The last time I heard this young, gifted Birmingham conductor at work was also with the BBCSO, in their Terezin Immersion Day in January. He was impressive – completely on top of a variety of scores, with a sure stylistic understanding, and with an equally easy rapport with the musicians in front of him.

Chauhan was similarly on the case at this concert, which opened with the thoroughly prepared premiere of Richard Baker’s The Price of Curiosity. The fifty-year-old composer has played a significant role as a conductor of contemporary music and opera over much of the past twenty years, and his own music has a disarmingly direct way of drawing the listener into complex concepts, of a type you wouldn’t automatically associate with musical treatment. The Price of Curiosity is based on a scene from the Alfred Hitchcock film The Man Who Knew Too Much (1956) when James Stewart’s Ben drugs Doris Day’s Jo to soften the blow of their son’s kidnap. The film is also famous for the concert at the Royal Albert Hall, during which a single cymbal clash masks an assassin’s gunshot, and even more famous for introducing the unforgettable Doris Day song ‘Que sera, sera’. Baker’s scoring in this nine-minute work is meticulous, and he opens it with a graphically evocative passage as Day succumbs to the drugs. Baker also imitates the minutiae of speech rhythm and inflection in great, brilliantly executed detail, and the piece includes shadowy references to the song. Baker’s absorbing new piece suggests as much as it states, and, along with a quirky sensibility, it shows he has a direct line to the powers of memory and association.

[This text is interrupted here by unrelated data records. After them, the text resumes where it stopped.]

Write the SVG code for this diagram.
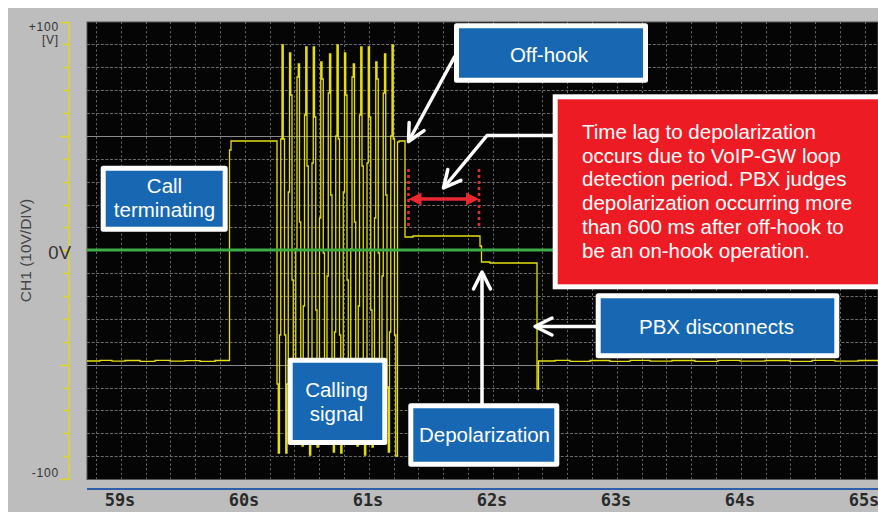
<svg xmlns="http://www.w3.org/2000/svg" width="878" height="512" viewBox="0 0 878 512">
  <style>
    .sans { font-family: "Liberation Sans", Arial, Helvetica, sans-serif; }
    .gh { stroke: #6c6c6c; stroke-width: 1; stroke-dasharray: 3 1.6; fill: none; }
    .gv { stroke: #6c6c6c; stroke-width: 1; stroke-dasharray: 2 2.6; fill: none; }
    .ref { stroke: #8a8a8a; stroke-width: 1; }
    .trace { fill: none; stroke: #e6df10; stroke-width: 1.3; stroke-linejoin: miter; }
    .box { fill: #1767b2; stroke: #ffffff; stroke-width: 5; stroke-linejoin: round; }
    .note { fill: #ed1c24; stroke: #ffffff; stroke-width: 5; }
    .lbl { font-family: "Liberation Sans", Arial, Helvetica, sans-serif; font-size: 20.5px; fill: #ffffff; text-anchor: middle; }
    .ptr { fill: none; stroke: #ffffff; stroke-width: 3.5; stroke-linejoin: round; marker-end: url(#open); }
    .tick { font-family: "DejaVu Sans Mono", "Liberation Mono", monospace; font-weight: bold; font-size: 17px; fill: #2a2a2a; text-anchor: middle; }
    .scale { font-family: "Liberation Sans", Arial, sans-serif; font-size: 12px; fill: #333333; text-anchor: end; letter-spacing: 0.8px; }
  </style>
  <defs>
    <marker id="open" markerUnits="userSpaceOnUse" markerWidth="24" markerHeight="24" viewBox="-20 -12 24 24" refX="0" refY="0" orient="auto" overflow="visible">
      <path d="M-17,-8.5 L0,0 L-17,8.5" fill="none" stroke="#ffffff" stroke-width="3.5" stroke-linejoin="round" stroke-linecap="round"/>
    </marker>
    <marker id="tri" markerUnits="userSpaceOnUse" markerWidth="16" markerHeight="16" viewBox="-4 -8 16 16" refX="0" refY="0" orient="auto-start-reverse" overflow="visible">
      <path d="M-3,-6.5 L10,0 L-3,6.5 Z" fill="#e8282e"/>
    </marker>
  </defs>

  <!-- scope frame -->
  <rect x="0" y="0" width="878" height="512" fill="#ffffff"/>
  <rect x="8" y="8" width="870" height="504" fill="#bdbdbd"/>
  <rect x="87" y="22" width="791" height="457.5" fill="#050505" stroke="#555555" stroke-width="1"/>

  <!-- graticule -->
  <path class="gv" d="M96.5 22V479M121.5 22V479M146.5 22V479M170.5 22V479M195.5 22V479M220.5 22V479M245.5 22V479M270.5 22V479M294.5 22V479M319.5 22V479M344.5 22V479M369.5 22V479M394.5 22V479M418.5 22V479M443.5 22V479M468.5 22V479M493.5 22V479M518.5 22V479M542.5 22V479M567.5 22V479M592.5 22V479M617.5 22V479M642.5 22V479M666.5 22V479M691.5 22V479M716.5 22V479M741.5 22V479M766.5 22V479M790.5 22V479M815.5 22V479M840.5 22V479M865.5 22V479"/>
  <path class="gh" d="M87 44.5H878M87 67.5H878M87 90.5H878M87 113.5H878M87 159.5H878M87 182.5H878M87 205.5H878M87 227.5H878M87 273.5H878M87 296.5H878M87 319.5H878M87 342.5H878M87 388.5H878M87 410.5H878M87 433.5H878M87 456.5H878"/>
  <line class="ref" x1="87" y1="136.5" x2="878" y2="136.5"/>
  <line class="ref" x1="87" y1="365.5" x2="878" y2="365.5"/>

  <!-- vertical scale -->
  <line x1="69" y1="22" x2="69" y2="480" stroke="#e0d820" stroke-width="1.5"/>
  <path stroke="#e0d820" stroke-width="1.5" fill="none" d="M60 22.5H69M63 44.5H69M63 67.5H69M63 90.5H69M63 113.5H69M60 136.5H69M63 159.5H69M63 182.5H69M63 205.5H69M63 227.5H69M60 250.5H69M63 273.5H69M63 296.5H69M63 319.5H69M63 342.5H69M60 365.5H69M63 388.5H69M63 410.5H69M63 433.5H69M63 456.5H69M60 479.5H69"/>
  <text class="scale" x="59" y="31">+100</text>
  <text class="scale" x="59" y="44">[V]</text>
  <text class="scale" x="59" y="477">-100</text>
  <text class="sans" x="71" y="259" font-size="18.5" fill="#333333" text-anchor="end">0V</text>
  <text class="sans" transform="translate(31 250.5) rotate(-90)" font-size="15.5" fill="#444444" text-anchor="middle">CH1 (10V/DIV)</text>

  <!-- time axis -->
  <line x1="87" y1="489" x2="878" y2="489" stroke="#2d5faa" stroke-width="2"/>
  <text class="tick" x="120" y="506">59s</text>
  <text class="tick" x="244" y="506">60s</text>
  <text class="tick" x="368" y="506">61s</text>
  <text class="tick" x="492" y="506">62s</text>
  <text class="tick" x="616" y="506">63s</text>
  <text class="tick" x="740" y="506">64s</text>
  <text class="tick" x="864" y="506">65s</text>

  <!-- line voltage trace -->
  <path class="trace" d="M87 361 H100 V360.3 H112 V361.2 H125 V360.5 H140 V361.3 H155 V360.4 H170 V361.2 H185 V360.6 H200 V361.3 H215 V360.5 H229.5 V150 H231 V141 H277 V384 H278.25 V453 H279.5 V335 H280.75 V139 H282 V45 H283.25 V139 H284.5 V335 H285.75 V453 H287 V384 H288.25 V192 H289.5 V53 H290.75 V95 H292 V280 H293.25 V437 H294.5 V422 H295.75 V249 H297 V77 H298.25 V64 H299.5 V222 H300.75 V406 H302 V446 H303.25 V306 H304.5 V115 H305.75 V47 H307 V166 H308.25 V362 H309.5 V455 H310.75 V359 H312 V163 H313.25 V47 H314.5 V117 H315.75 V310 H317 V447 H318.25 V403 H319.5 V218 H320.75 V62 H322 V79 H323.25 V253 H324.5 V424 H325.75 V435 H327 V276 H328.25 V93 H329.5 V54 H330.75 V195 H332 V387 H333.25 V452 H334.5 V332 H335.75 V136 H337 V45 H338.25 V139 H339.5 V335 H340.75 V453 H342 V384 H343.25 V192 H344.5 V53 H345.75 V95 H347 V280 H348.25 V437 H349.5 V422 H350.75 V249 H352 V77 H353.25 V64 H354.5 V222 H355.75 V406 H357 V446 H358.25 V306 H359.5 V115 H360.75 V47 H362 V166 H363.25 V362 H364.5 V455 H365.75 V359 H367 V163 H368.25 V47 H369.5 V117 H370.75 V310 H372 V447 H373.25 V403 H374.5 V218 H375.75 V62 H377 V79 H378.25 V253 H379.5 V424 H380.75 V435 H382 V276 H383.25 V93 H384.5 V54 H385.75 V195 H387 V387 H388.25 V452 H389.5 V332 H390.75 V136 H392 V45 H393.25 V139 H394.5 V335 H395.75 V456 H397.5 V142 H399 V141 H405 V237 H413 V236 H480 V246 H481.5 V262 H490 V263 H537 V389 H538.5 V361 H555 V360.3 H570 V361.3 H590 V360.5 H610 V361.4 H630 V360.4 H650 V361.2 H672 V360.5 H695 V361.3 H718 V360.4 H740 V361.2 H765 V360.5 H790 V361.3 H812 V360.4 H835 V361.2 H858 V360.5 H878"/>

  <!-- 0 V reference -->
  <line x1="87" y1="250" x2="878" y2="250" stroke="#3cae48" stroke-width="3"/>

  <!-- connectors -->
  <g id="connectors">
    <line x1="408.5" y1="169" x2="408.5" y2="227" stroke="#e8282e" stroke-width="2.6" stroke-dasharray="3 3"/>
    <line x1="479" y1="169" x2="479" y2="227" stroke="#e8282e" stroke-width="2.6" stroke-dasharray="3 3"/>
    <line x1="418.5" y1="199" x2="469" y2="199" stroke="#e8282e" stroke-width="3.7" marker-start="url(#tri)" marker-end="url(#tri)"/>
    <path class="ptr" d="M455 56 L408.5 141.5"/>
    <path class="ptr" d="M554 135.5 H487 L443.5 188"/>
    <path class="ptr" d="M482 404 V272"/>
    <path class="ptr" d="M597 326.5 H535"/>
  </g>

  <!-- annotations -->
  <g id="n-call">
    <rect class="box" x="103.2" y="168.2" width="122" height="61"/>
    <text class="lbl" x="164.5" y="193.3">Call</text>
    <text class="lbl" x="164.5" y="216.8">terminating</text>
  </g>
  <g id="n-calling">
    <rect class="box" x="290.2" y="360.2" width="94.6" height="82.3"/>
    <text class="lbl" x="336.5" y="397">Calling</text>
    <text class="lbl" x="336.5" y="420.5">signal</text>
  </g>
  <g id="n-offhook">
    <rect class="box" x="456.5" y="25.8" width="189" height="54.5"/>
    <text class="lbl" x="549" y="61.5">Off-hook</text>
  </g>
  <g id="n-depol">
    <rect class="box" x="410.8" y="405.8" width="146" height="58.4"/>
    <text class="lbl" x="484.5" y="441.7">Depolarization</text>
  </g>
  <g id="n-pbx">
    <rect class="box" x="598.2" y="295.8" width="238.6" height="60"/>
    <text class="lbl" x="716.5" y="334">PBX disconnects</text>
  </g>
  <g id="n-timelag">
    <rect class="note" x="555.2" y="96.8" width="330" height="190"/>
    <text class="sans" font-size="20.5" fill="#ffffff">
      <tspan x="582" y="139">Time lag to depolarization</tspan>
      <tspan x="582" y="162.7">occurs due to VoIP-GW loop</tspan>
      <tspan x="582" y="186.4">detection period. PBX judges</tspan>
      <tspan x="582" y="210.1">depolarization occurring more</tspan>
      <tspan x="582" y="233.8">than 600 ms after off-hook to</tspan>
      <tspan x="582" y="257.5">be an on-hook operation.</tspan>
    </text>
  </g>
</svg>
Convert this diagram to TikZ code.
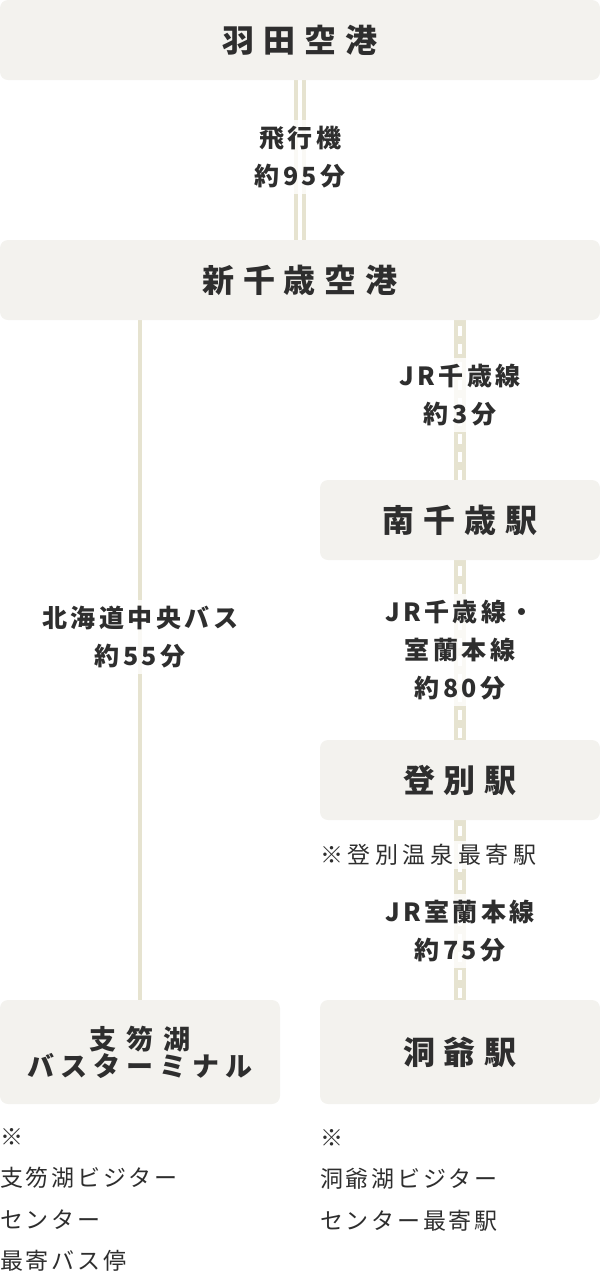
\documentclass[tikz,border=0pt]{standalone}
\usepackage{fontspec}
\usetikzlibrary{backgrounds}
\setmainfont{Noto Sans CJK JP}
\newfontfamily\jpttlf[LetterSpace=28]{Noto Sans CJK JP}
\newfontfamily\jpbusa[LetterSpace=38]{Noto Sans CJK JP}
\newfontfamily\jpbusb[LetterSpace=22]{Noto Sans CJK JP}
\newfontfamily\jplabf[LetterSpace=14]{Noto Sans CJK JP}
\newfontfamily\jpnotef[LetterSpace=12]{Noto Sans CJK JP}
\newfontfamily\jpnotew[LetterSpace=20]{Noto Sans CJK JP}
\newcommand\fttl{\jpttlf\bfseries\fontsize{32}{38}\selectfont}
\newcommand\fbusa{\jpbusa\bfseries\fontsize{27}{37}\selectfont}
\newcommand\fbusb{\jpbusb\bfseries\fontsize{27}{37}\selectfont}
\newcommand\flab{\jplabf\bfseries\fontsize{25}{38}\selectfont}
\newcommand\fnote{\jpnotef\fontsize{23}{41.5}\selectfont}
\newcommand\fnotew{\jpnotew\fontsize{23}{41.5}\selectfont}
\definecolor{boxc}{HTML}{F3F2EE}
\definecolor{linec}{HTML}{E6E3D0}
\definecolor{txt}{HTML}{2E2E2E}
\tikzset{
  stbox/.style={fill=boxc, rounded corners=8pt, inner sep=0pt, text=txt, align=center},
  lab/.style={fill=white, fill opacity=0.8, text opacity=1, text=txt, align=center, font=\flab, inner sep=6pt},
  note/.style={text=txt, align=left, font=\fnote, inner sep=0pt, anchor=west},
  planeline/.style={linec, line width=4pt},
  busline/.style={linec, line width=4pt},
  jrline/.style={linec, line width=12pt},
  jrdash/.style={white, line width=4pt, dash pattern=on 10pt off 8pt, dash phase=-6pt},
}
\begin{document}
\begin{tikzpicture}[x=1pt, y=-1pt]
\useasboundingbox (0,0) rectangle (600,1278);
% stations
\node[stbox, minimum width=600pt, minimum height=80pt] (haneda) at (300,40) {\fttl 羽田空港};
\node[stbox, minimum width=600pt, minimum height=80pt] (chitose) at (300,280) {\fttl 新千歳空港};
\node[stbox, minimum width=280pt, minimum height=80pt] (minami) at (460,520) {\fttl 南千歳駅};
\node[stbox, minimum width=280pt, minimum height=80pt] (nobori) at (460,780) {\fttl 登別駅};
\node[stbox, minimum width=280pt, minimum height=104pt] (shikotsu) at (140,1052) {\fbusa 支笏湖\\\fbusb バスターミナル};
\node[stbox, minimum width=280pt, minimum height=104pt] (toya) at (460,1052) {\fttl 洞爺駅};
% connectors
\begin{scope}[on background layer]
\draw[planeline] ([xshift=-4pt]haneda.south) -- ([xshift=-4pt]chitose.north);
\draw[planeline] ([xshift=4pt]haneda.south) -- ([xshift=4pt]chitose.north);
\draw[busline] (shikotsu.north |- chitose.south) -- (shikotsu.north);
\draw[jrline] (minami.north |- chitose.south) -- (minami.north);
\draw[jrdash] (minami.north |- chitose.south) -- (minami.north);
\draw[jrline] (minami.south) -- (nobori.north);
\draw[jrdash] (minami.south) -- (nobori.north);
\draw[jrline] (nobori.south) -- (toya.north);
\draw[jrdash] (nobori.south) -- (toya.north);
\end{scope}
% labels
\node[lab] (lplane) at (300,157) {飛行機\\約95分};
\node[lab] (ljr1) at (460,395) {JR千歳線\\約3分};
\node[lab] (lbus) at (140,637) {北海道中央バス\\約55分};
\node[lab] (ljr2) at (460,650) {JR千歳線・\\室蘭本線\\約80分};
\node[lab, font=\fnotew, inner sep=3pt, anchor=west] (nnobori) at (317,855) {※登別温泉最寄駅};
\node[lab] (ljr3) at (460,931) {JR室蘭本線\\約75分};
% notes
\node[note] (nshikotsu) at (0,1200) {※\\支笏湖ビジター\\センター\\最寄バス停};
\node[note] (ntoya) at (320,1180) {※\\洞爺湖ビジター\\センター最寄駅};
\end{tikzpicture}
\end{document}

Stephen Hough’s Hyperion recordings of Rachmaninov is a modern classic, and this performance of the Rhapsody brought the same dazzling, perceptive freshness to Rachmaninov’s inexhaustible sequence of Variations on the Paganini Caprice that has exercised many a composer. Hough was up for all the games the composer has up his sleeve in his intricately constructed set, which flags up anything from the ancient ‘Dies irae’ chant, to Ravel in magical mode, to Gershwin the metropolitan lounge-lizard, even a flash of minimalism. Chauhan and the BBCSO offered a mercurial counterweight with some excellent playing, while Hough stayed in or under the orchestral texture, before unequivocally making the case for the famous Variation XVIII as the work’s destination. The Rhapsody may be familiar, but Hough reminded us with his uncanny connective ease of its remarkable originality. His encore was the lovely Nocturne Opus 16/4 by Paderewski.

Chauhan says he reveres Bruckner, and there were ample signs of his devotion in this performance of the unfinished Symphony No.9. As is still the norm, Chauhan considered the three movements as complete in themselves. I had reservations about balance, especially between brass and woodwind, in the first movement. Chauhan completely gets the point of Bruckner’s tempos being underpinned by a more measured pace, so even a couple of rather overheated accelerandos were contained. Less certain was the way in which Bruckner’s individual paragraphs didn’t always speak to each other, so that the flow became a bit episodic.The Adagio, though, was superb. Balance was more secure, with Chauhan’s expansive, mobile phrasing encouraging an orchestral transparency that, as has been said of Parsifal, glowed from within. Best of all was Chauhan’s approach to the climactic catastrophe – the bleak turn into the unknown, the vain hope that things may turn out right after all, the thresholds passed, the points of no return, and the squaring up to the inevitable non-revelation of that dominant-thirteenth chord (every note making its baleful presence felt). What a terrible moment. And what was Bruckner telling us? Just as skillful was the way Chauhan guided the music to recover, a bit, from the shock to deliver some cool comfort in the closing pages. With imperturbable control and impeccable insight, Chauhan delivered everything this extraordinary movement has to offer, with the BBCSO with him all the way.